M March 5, 2022, 10:11 p.m. UTC | #6
Ludovic Courtès schreef op za 05-03-2022 om 22:58 [+0100]:
> I think this would be going overboard in terms of complexity :-)

There's some complexity here, but assuming a sufficient amount of
tests, I believe it would be worth it if it allows side-stepping the
rate limit to some degree.  And the extra complexity would mostly
disappear if the overhead of tiny files was accepted (*).
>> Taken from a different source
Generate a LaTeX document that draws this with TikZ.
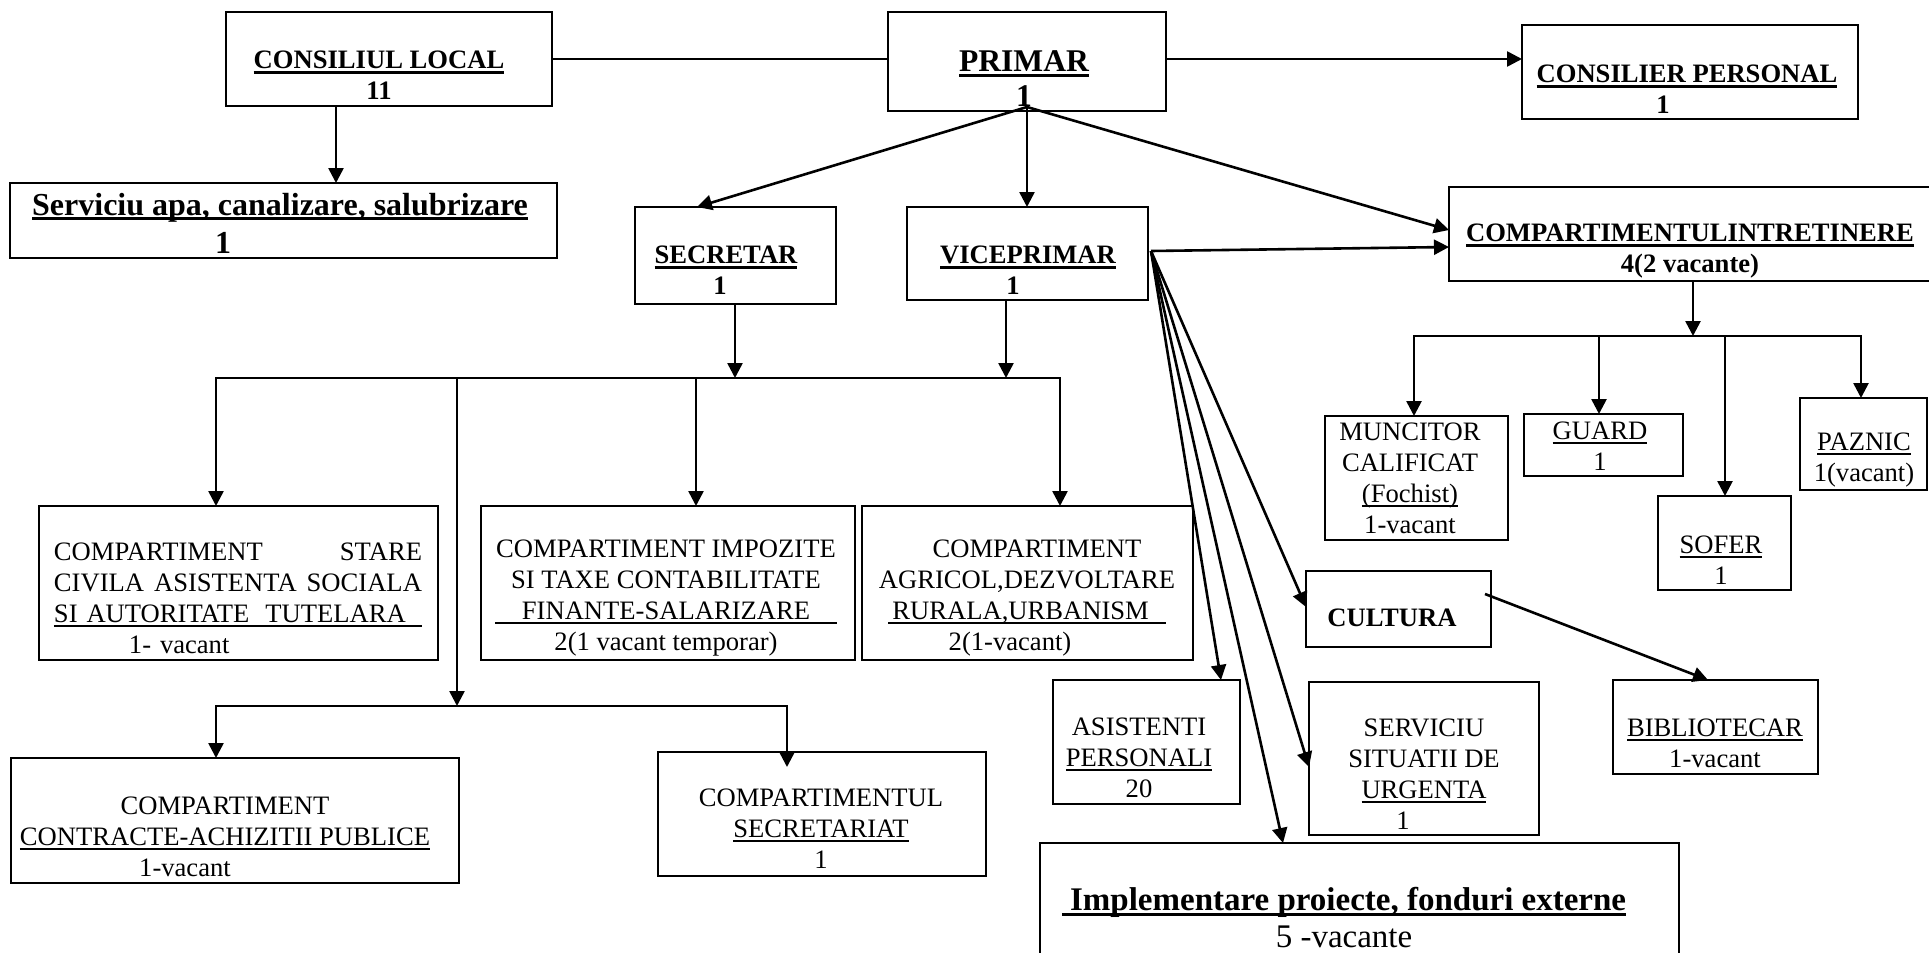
\documentclass[tikz,border=0pt]{standalone}
\usepackage{fontspec}
\setmainfont{Liberation Serif}
\usetikzlibrary{arrows.meta,calc}
\newcommand\ulr[1]{\leavevmode\setbox0=\hbox{#1}\rlap{\rule[-2.2pt]{\wd0}{0.9pt}}\box0}
\newcommand\ulb[1]{\leavevmode\setbox0=\hbox{#1}\rlap{\rule[-2.6pt]{\wd0}{1.5pt}}\box0}
\newcommand\bx[5]{\node[box,minimum width={(#4-#2)*0.5pt},minimum height={(#5-#3)*0.5pt}] (#1) at ({(#2+#4)/2},{(#3+#5)/2}) {};}
\begin{document}
\begin{tikzpicture}[x=0.5pt,y=-0.5pt,
  box/.style={draw,line width=1.3pt,inner sep=0pt,outer sep=0pt},
  ln/.style={line width=1.3pt,line cap=rect},
  arr/.style={line width=1.3pt,-{Triangle[length=7.5pt,width=7.5pt]}},
  txt/.style={inner sep=0pt,align=center,font=\fontsize{13.3}{15.5}\selectfont},
  bt/.style={txt,font=\bfseries\fontsize{13.3}{15.5}\selectfont}]
\useasboundingbox (0,0) rectangle (1929,953);
\fill[white] (0,0) rectangle (1929,953);
\clip (0,0) rectangle (1929,953);
% boxes
\bx{cl}{226}{12}{552}{106}
\bx{pr}{888}{12}{1166}{111}
\bx{cp}{1522}{25}{1858}{119}
\bx{sa}{10}{183}{557}{258}
\bx{se}{635}{207}{836}{304}
\bx{vp}{907}{207}{1148}{300}
\bx{ci}{1449}{187}{1950}{281}
\bx{st}{39}{506}{438}{660}
\bx{im}{481}{506}{855}{660}
\bx{ag}{862}{506}{1193}{660}
\bx{co}{11}{758}{459}{883}
\bx{sr}{658}{752}{986}{876}
\bx{mc}{1325}{416}{1508}{540}
\bx{gd}{1524}{414}{1683}{476}
\bx{so}{1658}{496}{1791}{590}
\bx{pz}{1800}{398}{1927}{490}
\bx{cu}{1306}{571}{1491}{647}
\bx{bi}{1613}{680}{1818}{774}
\bx{as}{1053}{680}{1240}{804}
\bx{ss}{1309}{682}{1539}{835}
\bx{ip}{1040}{843}{1679}{980}
% texts
\node[bt] (tcl) at (379,75) {\ulb{CONSILIUL LOCAL}\\11};
\node[bt,font=\bfseries\fontsize{15.8}{17.5}\selectfont] (tpr) at (1024,79) {\ulb{PRIMAR}\\1};
\node[bt] (tcp) at (1687,89) {\ulb{CONSILIER PERSONAL}\\1\hspace*{24pt}};
\node[bt] (tci) at (1690,251) {\ulb{COMPARTIMENTULINTRETINERE}\\4(2 vacante)};
\node[bt] (tse) at (726,270) {\ulb{SECRETAR}\\1\hspace*{6pt}};
\node[bt] (tvp) at (1028,270) {\ulb{VICEPRIMAR}\\1\hspace*{15pt}};
\node[bt,font=\bfseries\fontsize{16}{19}\selectfont,align=left] (tsa) at (280,223) {\ulb{Serviciu apa, canalizare, salubrizare}\\\hspace*{91.5pt}1};
\node[txt,text width=184pt,align=left] (tst) at (238,598) {\makebox[\linewidth][s]{COMPARTIMENT\hfill STARE}\\\makebox[\linewidth][s]{CIVILA\hfill ASISTENTA\hfill SOCIALA}\\\ulr{\makebox[\linewidth][l]{SI AUTORITATE\hspace{8pt}TUTELARA}}\\\hspace*{37.5pt}1- vacant};
\node[txt] (tim) at (666,598) {COMPARTIMENT IMPOZITE\\SI TAXE CONTABILITATE\\\ulr{\makebox[171pt]{FINANTE-SALARIZARE}}\\2(1 vacant temporar)};
\node[txt] (tag) at (1027,598) {\hspace*{10pt}COMPARTIMENT\\AGRICOL,DEZVOLTARE\\\ulr{\makebox[139pt][l]{\,RURALA,URBANISM}}\hspace*{12pt}\\2(1-vacant)\hspace*{17pt}};
\node[txt] (tmc) at (1410,478) {MUNCITOR\\CALIFICAT\\\ulr{(Fochist)}\\1-vacant};
\node[txt] (tgd) at (1600,446) {\ulr{GUARD}\\1};
\node[txt] (tso) at (1721,560) {\ulr{SOFER}\\1};
\node[txt] (tpz) at (1864,460) {\ulr{PAZNIC}\\1(vacant)};
\node[bt] (tcu) at (1392,618) {CULTURA};
\node[txt] (tbi) at (1715,743) {\ulr{BIBLIOTECAR}\\1-vacant};
\node[txt] (tas) at (1139,758) {ASISTENTI\\\ulr{PERSONALI}\\20};
\node[txt] (tss) at (1424,774) {SERVICIU\\SITUATII DE\\\ulr{URGENTA}\\1\hspace*{21pt}};
\node[bt,font=\bfseries\fontsize{16.5}{18.5}\selectfont] (tip) at (1344,918) {\ulb{\ Implementare proiecte, fonduri externe}\\{\mdseries 5 -vacante}};
\node[txt] (tco) at (225,837) {COMPARTIMENT\\\ulr{CONTRACTE-ACHIZITII PUBLICE}\\1-vacant\hspace*{40pt}};
\node[txt] (tsr) at (821,829) {COMPARTIMENTUL\\\ulr{SECRETARIAT}\\1};
% helper coordinates
\coordinate (pf) at (1027,107);
\coordinate (vf) at (1151,251);
\coordinate (k1) at (336,0);
\coordinate (k2) at (697,0);
\coordinate (k3) at (0,230);
\coordinate (k4) at (0,247);
\coordinate (k5) at (0,607);
\coordinate (k6) at (1221,0);
\coordinate (k7) at (0,767);
\coordinate (k8) at (1283,0);
\coordinate (b1) at (0,378);
\coordinate (b2) at (0,706);
\coordinate (b3) at (0,336);
\coordinate (x1) at (735,0);
\coordinate (x2) at (1006,0);
\coordinate (x3) at (216,0);
\coordinate (x4) at (696,0);
\coordinate (x5) at (457,0);
\coordinate (x6) at (1060,0);
\coordinate (x7) at (787,0);
\coordinate (y1) at (1693,0);
\coordinate (y2) at (1414,0);
\coordinate (y3) at (1599,0);
\coordinate (y4) at (1725,0);
\coordinate (y5) at (1861,0);
\coordinate (c1) at (1485,594);
\coordinate (c2) at (1708,0);
% connectors
\draw[ln] (cl.east) -- (cl.east -| pr.west);
\draw[arr] (pr.east |- cl.east) -- (cl.east -| cp.west);
\draw[arr] (cl.south -| k1) -- (sa.north -| k1);
\draw[arr] (pf) -- (se.north -| k2);
\draw[arr] (pf) -- (pf |- vp.north);
\draw[arr] (pf) -- (ci.west |- k3);
\draw[arr] (vf) -- (ci.west |- k4);
\draw[arr] (vf) -- (cu.west |- k5);
\draw[arr] (vf) -- (as.north -| k6);
\draw[arr] (vf) -- (ss.west |- k7);
\draw[arr] (vf) -- (ip.north -| k8);
\draw[arr] (se.south -| x1) -- (b1 -| x1);
\draw[arr] (vp.south -| x2) -- (b1 -| x2);
\draw[ln] (b1 -| x3) -- (b1 -| x6);
\draw[arr] (b1 -| x3) -- (st.north -| x3);
\draw[arr] (b1 -| x4) -- (im.north -| x4);
\draw[arr] (b1 -| x6) -- (ag.north -| x6);
\draw[arr] (b1 -| x5) -- (b2 -| x5);
\draw[ln] (b2 -| x3) -- (b2 -| x7);
\draw[arr] (b2 -| x3) -- (co.north -| x3);
\draw[arr] (b2 -| x7) -- ($(sr.north -| x7)+(0,15)$);
\draw[arr] (ci.south -| y1) -- (b3 -| y1);
\draw[ln] (b3 -| y2) -- (b3 -| y5);
\draw[arr] (b3 -| y2) -- (mc.north -| y2);
\draw[arr] (b3 -| y3) -- (gd.north -| y3);
\draw[arr] (b3 -| y4) -- (so.north -| y4);
\draw[arr] (b3 -| y5) -- (pz.north -| y5);
\draw[arr] (c1) -- (bi.north -| c2);
\end{tikzpicture}
\end{document}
There are also some other benefits, e.g. a kind of ‘download
resumption’ but for linters, reducing network traffic after retrying
"guix lint" on a lossy network (or because the terminal tab was closed
to early, etc.).

All stuff that can be left for later though!

Greetings,
Maxime.

(*) Assuming 150 000 packages and 1 KiB per package (this would be
file-system dependent!), I end up with 150 MiB.  That's a bit on the
large size though ...
Ludovic Courtès March 6, 2022, 5:21 p.m. UTC | #7
Maxime Devos <maximedevos@telenet.be> skribis:

> Ludovic Courtès schreef op za 05-03-2022 om 22:58 [+0100]:
>> I think this would be going overboard in terms of complexity :-)
>
> There's some complexity here, but assuming a sufficient amount of
> tests, I believe it would be worth it if it allows side-stepping the
> rate limit to some degree.

What should also be taken into account is the usefulness of the ‘github’
updater—investment should be proportionate.  I suspect it’s much less
useful now that we have the ‘generic-git’ updater.  Maybe, maybe it
gives slightly more accurate data in some cases, maybe it can be
slightly faster, but that’s not entirely clear to me.